Both experienced a profound encounter with Jesus, first finding their footing in a Christian missionary fellowship community in northern Colorado. In the years that followed, Richard, Danelle, and their three children lived mainly in a slum in the Ivory Coast of Africa. Here, Richard ministered as a chaplain in a prison of 4,500 inmates, and while committed to the Gospel message and sharing the Word of God in their missionary experiences, the Roman Catholic Church was not exactly in the purview of the Borgmans. However, there was another chaplain at the prison—a Catholic priest.

“I noticed the Catholic priest was doing what I was preaching. While I had a great message of the Gospel, he had a great life of the Gospel,” Richard attests. Richard admits having then fostered an anti-Catholic sentiment while freely acknowledging the lack of love felt in his heart. To debunk the claim of the 2,000-year-old church, he had composed a list of everything he believed to be untruthful about the Church of Rome, what he dubbed at the time “The Most Pernicious Cult in the World.”
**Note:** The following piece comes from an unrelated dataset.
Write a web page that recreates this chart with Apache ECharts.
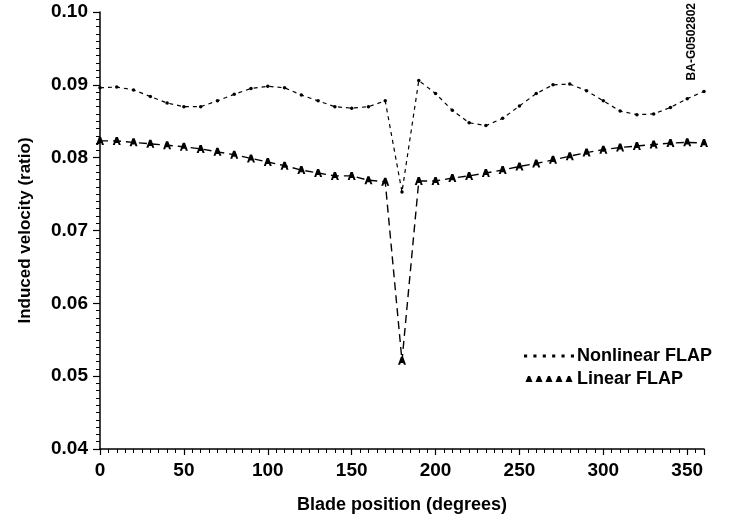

But grace acted nevertheless. In the decades that followed, Richard would find each of those points refuted. What resulted was a slow path of discernment that would eventually lead home, to Rome. For the Borgmans, the path was laid before them in the Word they had so come to cherish. “I kept falling on the passage where Jesus says, ‘This is my body, this is my blood,” Richard remembers. “As we were feeding the sick, He was starting to feed us through understanding compassion.”

At this time, the Borgmans discovered two living witnesses who powerfully brought their faith to others in a deeply meaningful way—and today they are both saints: Pope Saint John Paul II and Saint Mother Teresa. In addition to the testament of these figures, Richard found the Catholic Church’s teaching of suffering to be so transformative a realization finally dawned on him. After years of fleeing from love in various forms, Richard was finally ready to embrace the redeeming love of God, the love of the Blessed Mother, and the love long expressed by those dear to him.

To the Borgmans, mercy suddenly became less a theological theory than a lived reality. The searchers had finally arrived home. They became Catholic. Their son, Scott, himself a searcher, would follow suit. By then, Richard and Danelle were ministering in France, and it is there Scott decided to enter the priesthood. Today, he is the new parochial vicar of Our Lady of Mount Carmel.

“Behind every great priest,” Fr. Borgman’s friend, Dr. Christopher Kaczor, professor of philosophy at Loyola Marymount University, noted, “are great people who have nurtured the priest’s character. I’m grateful to Mr. and Mrs. Borgman for all they have done to make Fr. Borgman such an outstanding priest and person.”

For the last 10 years, Richard and Danelle have been traveling the globe, offering their Catholic message of mercy evangelization in dozens of countries. When not preaching and educating, the Borgmans share their testimony. Richard’s presentation style belies his 70 years; his energy in sharing his message eclipses even someone half his age.

Through the Sacred Heart they have found their life’s purpose, and the love of each other. They now pack their schedule, planning to share their message of mercy of others until it is time for the searchers to finally gaze upon the merciful face of the Father forever.